Most of the larger parties have already announced their candidate, but are skeptic about divulging running mates hoping to use the position as a bargaining chip to garner support from parties that have decided not to launch a candidate. According to analysts it is all about making the right electoral composition.
“For some it is important to have a name from the North and Northeast. For others, having a woman on the ticket may be more relevant,” political scientist Fernando Schüler told local website Terra.
Controversial right-wing candidate, Jair Bolsonaro, who currently is one of the front runners in election polls wanted a retired general as his running mate, but the suggestion was not accepted by his Social Liberal Party (PSL).
The PSL has been in talks with lawyer Janaina Paschoal, instrumental in the impeachment of former president Dilma Rousseff, Luiz Philippe de Orleans e Bragança, of Brazil’s disappearing Royal Family and Marcos Pontes, Brazil’s first astronaut. Analysts say that choosing Paschoal would garner more sympathy for the candidate who has been accused of being a misogynist.
Another well-placed candidate, former São Paulo governor Geraldo Alckmin of the Brazilian Social Democracy Party (PSDB), is also struggling to find someone to accept the post. Businessman, Josue Gomes, son of former President Luiz Inacio Lula da Silva’s vice president, Jose Alencar, declined the invitation. Now the PSDB is in talks with the Solidariedade (Solidarity) party, which has withdrawn its candidate, Aldo Rabelo.
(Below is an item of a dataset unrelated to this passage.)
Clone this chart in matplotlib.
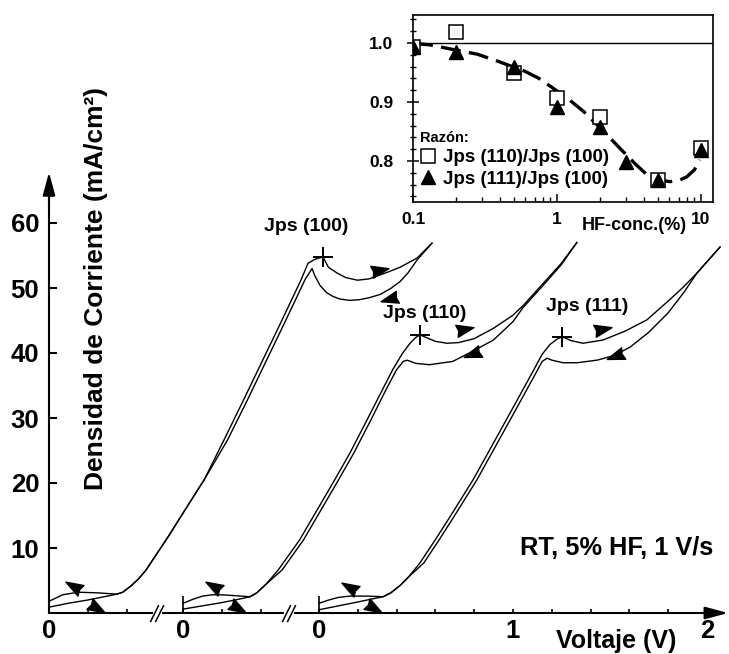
import numpy as np
import matplotlib
matplotlib.use('Agg')
import matplotlib.pyplot as plt
from matplotlib.markers import MarkerStyle
from matplotlib.path import Path
from matplotlib.transforms import Affine2D
from matplotlib.ticker import MultipleLocator, LogLocator, NullFormatter

plt.rcParams['font.family'] = ['Liberation Sans', 'DejaVu Sans']
plt.rcParams['font.weight'] = 'bold'

# ---- voltammograms: V is measured from each segment's own zero, J in mA/cm2 ----
# (100) on the first axis segment
v100_fwd = [0.00, 0.10, 0.20, 0.30, 0.35, 0.38, 0.42, 0.46, 0.50, 0.56, 0.62, 0.70, 0.80, 0.90,
            1.00, 1.10, 1.20, 1.30, 1.335, 1.37, 1.412, 1.44, 1.485, 1.53, 1.59, 1.65, 1.706,
            1.76, 1.81, 1.897, 1.974]
j100_fwd = [0.9, 1.5, 2.0, 2.6, 2.9, 3.2, 4.1, 5.2, 6.6, 9.3, 12.0, 15.8, 20.5, 26.5,
            32.6, 38.8, 45.0, 51.3, 53.8, 54.4, 54.8, 53.2, 52.3, 51.6, 51.2, 51.4, 52.0,
            52.6, 53.2, 54.6, 56.9]
v100_bwd = [1.974, 1.897, 1.85, 1.81, 1.76, 1.706, 1.65, 1.60, 1.55, 1.50, 1.464, 1.43, 1.397,
            1.37, 1.356, 1.32, 1.22, 1.12, 1.02, 0.92, 0.80, 0.70, 0.62, 0.56, 0.50, 0.46,
            0.42, 0.38, 0.35, 0.25, 0.15, 0.07, 0.00]
j100_bwd = [56.9, 54.3, 52.3, 51.0, 49.9, 49.0, 48.5, 48.2, 48.1, 48.3, 48.7, 49.3, 50.4,
            51.9, 53.0, 51.3, 45.0, 38.8, 32.6, 26.6, 20.5, 15.8, 12.0, 9.3, 6.6, 5.2,
            4.1, 3.2, 2.9, 3.1, 3.2, 2.8, 1.8]

# (110) on the second axis segment
v110_fwd = [0.00, 0.10, 0.20, 0.30, 0.345, 0.38, 0.43, 0.49, 0.60, 0.69, 0.78, 0.86, 0.95, 1.02,
            1.08, 1.13, 1.17, 1.20, 1.221, 1.26, 1.30, 1.36, 1.42, 1.50, 1.60, 1.70, 1.753,
            1.85, 1.95, 2.03]
j110_fwd = [0.6, 1.1, 1.6, 2.2, 2.5, 3.1, 4.5, 6.6, 11.2, 15.8, 20.4, 24.6, 29.8, 33.9,
            37.4, 39.9, 41.5, 42.4, 42.8, 42.3, 41.8, 41.5, 41.6, 42.2, 43.8, 45.8, 47.3,
            50.5, 53.8, 57.0]
v110_bwd = [2.03, 1.95, 1.85, 1.753, 1.70, 1.60, 1.495, 1.39, 1.27, 1.20, 1.155, 1.135, 1.10,
            1.04, 0.97, 0.88, 0.80, 0.71, 0.62, 0.51, 0.43, 0.38, 0.345, 0.30, 0.20, 0.15,
            0.10, 0.05, 0.00]
j110_bwd = [57.0, 53.6, 50.2, 47.0, 44.8, 42.0, 40.3, 38.7, 38.2, 38.4, 38.9, 38.7, 37.4,
            34.0, 29.8, 24.6, 20.4, 15.8, 11.2, 6.6, 4.5, 3.1, 2.5, 2.6, 2.8, 2.8,
            2.6, 2.1, 1.5]

# (111) on the third axis segment
v111_fwd = [0.00, 0.10, 0.20, 0.28, 0.33, 0.37, 0.42, 0.46, 0.52, 0.60, 0.675, 0.794, 0.90,
            1.00, 1.103, 1.15, 1.19, 1.225, 1.253, 1.30, 1.36, 1.464, 1.58, 1.69, 1.80, 1.88,
            1.948, 2.067]
j111_fwd = [0.5, 1.1, 1.7, 2.2, 2.5, 3.1, 4.3, 5.5, 7.7, 11.3, 14.8, 20.5, 26.2,
            31.6, 37.2, 39.8, 41.3, 42.1, 42.5, 41.9, 41.5, 42.0, 43.4, 45.1, 48.0, 50.2,
            52.3, 56.3]
v111_bwd = [2.067, 1.948, 1.88, 1.80, 1.70, 1.603, 1.52, 1.433, 1.33, 1.258, 1.20, 1.175, 1.15,
            1.123, 1.02, 0.92, 0.814, 0.695, 0.62, 0.54, 0.46, 0.42, 0.37, 0.33, 0.25, 0.16,
            0.10, 0.05, 0.00]
j111_bwd = [56.3, 52.3, 49.3, 46.2, 43.2, 40.9, 39.6, 38.9, 38.5, 38.5, 38.9, 39.2, 38.7,
            37.2, 31.6, 26.2, 20.5, 14.8, 11.3, 7.7, 5.5, 4.3, 3.1, 2.5, 2.6, 2.6,
            2.4, 2.0, 1.5]

# Jps points (V in segment units, J)
jps_labels = ['Jps (100)', 'Jps (110)', 'Jps (111)']
jps_v = [1.412, 1.221, 1.253]
jps_j = [54.8, 42.8, 42.5]

# scan-direction arrows: segment, V, J, direction (deg)
arrow_seg = [0, 0, 0, 0, 1, 1, 1, 1, 2, 2, 2, 2]
arrow_v = [0.124, 0.247, 1.706, 1.753, 0.155, 0.284, 1.454, 1.490, 0.155, 0.284, 1.464, 1.526]
arrow_j = [4.2, 0.8, 52.8, 48.3, 4.2, 0.8, 43.7, 39.9, 4.0, 0.8, 43.7, 39.6]
arrow_ang = [150, -30, 12, 195, 150, -30, 12, 200, 150, -30, 12, 200]

# inset: ratio of Jps vs HF concentration
hf_110 = [0.1, 0.2, 0.5, 1, 2, 5, 10]
ratio_110 = [0.994, 1.019, 0.949, 0.906, 0.875, 0.768, 0.822]
hf_111 = [0.1, 0.2, 0.5, 1, 2, 3, 5, 10]
ratio_111 = [0.994, 0.985, 0.960, 0.892, 0.858, 0.799, 0.768, 0.819]
hf_fit = [0.1, 0.13, 0.19, 0.28, 0.40, 0.6, 0.75, 0.92, 1.2, 1.53, 2.0, 2.8, 3.5, 4.2, 5.0,
          6.1, 7.0, 7.95, 9.0, 9.8]
ratio_fit = [0.9995, 0.997, 0.989, 0.981, 0.968, 0.952, 0.940, 0.925, 0.905, 0.884, 0.856,
             0.819, 0.795, 0.777, 0.768, 0.765, 0.767, 0.773, 0.785, 0.802]

# ---- layout (pixels of the 729x654 picture) ----
W, H = 729, 654
X0, PXV = 49, 194.0     # x pixel of V=0 and pixels per volt
Y0, PXJ = 613, 6.5      # y pixel of J=0 and pixels per mA/cm2
seg_off = [0.0, 0.691, 1.392]   # where each broken-axis segment starts
breaks = [0.557, 1.237]


def px(x, y):
    return x / W, 1 - y / H


fig = plt.figure(figsize=(W / 100, H / 100), dpi=100)
ax = fig.add_axes([0, 0, 1, 1])
ax.set_xlim(-X0 / PXV, (W - X0) / PXV)
ax.set_ylim(-(H - Y0) / PXJ, Y0 / PXJ)

curves = [(0, v100_fwd, j100_fwd, v100_bwd, j100_bwd),
          (1, v110_fwd, j110_fwd, v110_bwd, j110_bwd),
          (2, v111_fwd, j111_fwd, v111_bwd, j111_bwd)]
for seg, vf, jf, vb, jb in curves:
    ax.plot(np.array(vf) + seg_off[seg], jf, color='k', lw=1.0)
    ax.plot(np.array(vb) + seg_off[seg], jb, color='k', lw=1.0)

ax.plot(np.array(jps_v) + np.array(seg_off), jps_j, '+', color='k', ms=14, mew=1.4)

dart = Path([(1, 0), (-1, 0.7), (-0.8, 0), (-1, -0.7), (1, 0)],
            [Path.MOVETO, Path.LINETO, Path.LINETO, Path.LINETO, Path.CLOSEPOLY])
for seg, v, j, ang in zip(arrow_seg, arrow_v, arrow_j, arrow_ang):
    m = MarkerStyle(dart, transform=Affine2D().rotate_deg(ang))
    ax.plot(seg_off[seg] + v, j, marker=m, ms=12.5, color='k', ls='none')

# axes
for s in ['top', 'right']:
    ax.spines[s].set_visible(False)
ax.spines['left'].set_position(('data', 0))
ax.spines['bottom'].set_position(('data', 0))
ax.spines['left'].set_bounds(0, 64)
ax.spines['bottom'].set_bounds(0, 3.40)
ax.spines['left'].set_linewidth(1.5)
ax.spines['bottom'].set_linewidth(1.5)

ax.set_yticks([10, 20, 30, 40, 50, 60])
ax.tick_params(axis='y', direction='in', length=6, width=1.5, pad=7, labelsize=18.5)

xt, xl = [], []
for k, off in enumerate(seg_off):
    n = 10 if k == 2 else 2
    for i in range(n + 1):
        xt.append(off + 0.2 * i)
        xl.append(str(i // 5) if i % 5 == 0 else '')
ax.set_xticks(xt)
ax.set_xticklabels(xl)
ax.tick_params(axis='x', direction='in', length=3, width=1.2, pad=4, labelsize=18.5)

ax.vlines(seg_off[1:], 0, 2.6, color='k', lw=1.2)
for xb in breaks:
    ax.plot([xb - 0.013, xb + 0.013], [0, 0], color='white', lw=3, zorder=3)
    for dx in (-0.013, 0.013):
        ax.plot([xb + dx - 0.02, xb + dx + 0.02], [-1.3, 1.1], color='k', lw=1.1, zorder=4)

arrow_kw = dict(arrowstyle='-|>,head_length=1.4,head_width=0.38', mutation_scale=10,
                color='k', lw=1.5, shrinkA=0, shrinkB=0)
ax.annotate('', xy=(0, 67.8), xytext=(0, 62), arrowprops=arrow_kw)
ax.annotate('', xy=(3.50, 0), xytext=(3.36, 0), arrowprops=arrow_kw)

fig.text(*px(96, 288), 'Densidad de Corriente (mA/cm²)', rotation=90,
         ha='center', va='center', fontsize=19)
fig.text(*px(616, 641), 'Voltaje (V)', ha='center', va='center', fontsize=18)
fig.text(*px(617, 548), 'RT, 5% HF, 1 V/s', ha='center', va='center', fontsize=18.3)
for lbl, (x, y) in zip(jps_labels, [(306, 227), (425, 314), (587, 306)]):
    fig.text(*px(x, y), lbl, ha='center', va='center', fontsize=14)

# ---- inset ----
axi = fig.add_axes([413 / W, 1 - 202 / H, 300 / W, 187 / H])
axi.set_xscale('log')
axi.set_xlim(0.1, 12.12)
axi.set_ylim(0.7305, 1.0475)
axi.axhline(1.0, color='k', lw=1.0)
axi.plot(hf_fit, ratio_fit, color='k', lw=2.4, dashes=(6, 2.5), zorder=2)
axi.plot(hf_110, ratio_110, 's', ms=9.5, mfc='white', mec='k', mew=1.1, ls='none',
         label='Jps (110)/Jps (100)', zorder=3)
axi.plot(hf_111, ratio_111, '^', ms=9.5, color='k', ls='none',
         label='Jps (111)/Jps (100)', zorder=4)
for s in axi.spines.values():
    s.set_linewidth(1.2)

axi.set_xticks([0.1, 1, 10])
axi.set_xticklabels(['0.1', '1', '10'])
axi.xaxis.set_minor_locator(LogLocator(subs=np.arange(2, 10)))
axi.xaxis.set_minor_formatter(NullFormatter())
axi.tick_params(axis='x', which='major', direction='in', length=6, width=1.1, pad=7,
                labelsize=12.5, top=False)
axi.tick_params(axis='x', which='minor', direction='in', length=3.5, width=1.0, top=False)
axi.set_yticks([0.8, 0.9, 1.0])
axi.set_yticklabels(['0.8', '0.9', '1.0'])
axi.yaxis.set_minor_locator(MultipleLocator(0.02))
axi.tick_params(axis='y', which='major', direction='inout', length=8.6, width=1.1, pad=10,
                labelsize=12.5, right=False)
axi.tick_params(axis='y', which='minor', direction='inout', length=4.3, width=1.0, right=False)

axi.legend(loc='upper left', bbox_to_anchor=px(420, 131), bbox_transform=fig.transFigure,
           title='Razón:', title_fontproperties={'weight': 'bold', 'size': 10.5},
           alignment='left', prop={'weight': 'bold', 'size': 13.5}, frameon=False,
           borderpad=0, borderaxespad=0, handlelength=0.9, handletextpad=0.3,
           labelspacing=0.22, numpoints=1)

fig.text(*px(634, 226), 'HF-conc.(%)', ha='center', va='center', fontsize=13)

fig.savefig('out.png', dpi=100)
To date, only the PSOL, DC and PSTU parties have announced complete tickets, with candidate and running mate, for this year’s presidential race.
Similar to Bolsonaro and Alckmin, candidates like Ciro Gomes (Democratic Labor Party – PDT) Marina Silva (Network – Rede) and Henrique Meirelles (Brazilian Democratic Movement – MDB) have announced their intentions to run, but have yet to choose their running mates.
And one of the largest political parties in Brazil, the PT (Workers’ Party), of former president Lula, has yet to define its presidential candidate. The party continues to state that it will nominate the former leader, who is in prison for corruption and has been ruled ineligible to run, as its 2018 presidential candidate.
Sunday, August 5th is the deadline for political parties to approve the names of their candidates for president and vice-president, who then must be registered in Brazil’s Superior Electoral Court (TSE) by August 15th.